THe McIntire Parkway is going to do even more damage to Ridge St.

Ms. Roades, I know what you mean. I can barely be heard above the honking horns and people yelling at me to get out of the road I'm having on-street conversations on Ridge Street. When will city council solve this pressing problem!!??!

Charlottesville's streets are for quiet conversations!! When will the county pony up for sound buffers for our streets?!?!

We all know that every inconvenience and imagined problem by any city resident is somehow the greedy county's fault! We must impeach all but the most rabid anti-county public servants, tear up all city streets, and return this city to its roots: subsistence farming.

That'll show those Albemarle greedheads!!

I'M FED UP!

You know, your foolish sarcasm really doesn't make your point seem any more valid meanwhile.
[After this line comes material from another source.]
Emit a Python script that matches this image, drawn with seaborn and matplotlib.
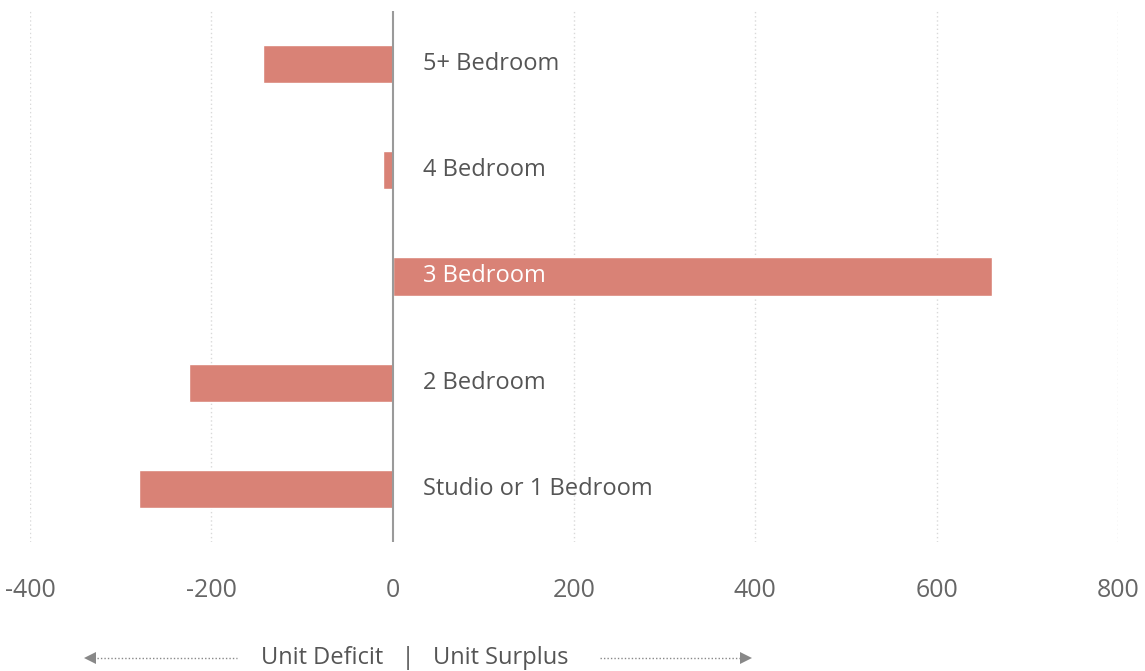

Certainly not all the city's ills are created by the county. However, as the majority of the population growth has taken place in in the county, it is reasonable to suggest that there is a correlation between the increase in city congestion and the county growth.

@meanwhile...., I suspect Ms. Roades does not expect Council to solve any problems.

Cville Eye:

You suspect correctly. Indeed, Ms. Roades does not expect current Council to deviate in any way from the pattern established by its predecessors over the last half century* -- that is, the pattern of consistently making decisions and advocating policies that diminish quality of life in the Ridge Street neighborhood. But, of course, Ms. Roades would be delighted to have her pessimism proven misplaced.

*I date from the 1963 demolition, with City blessing, of the mansion Allen W. Hawkins had built for Elijah Dunkum in 1843 for the construction of Noland plumbing supply.

Otherwise, thanks for the back up the other day.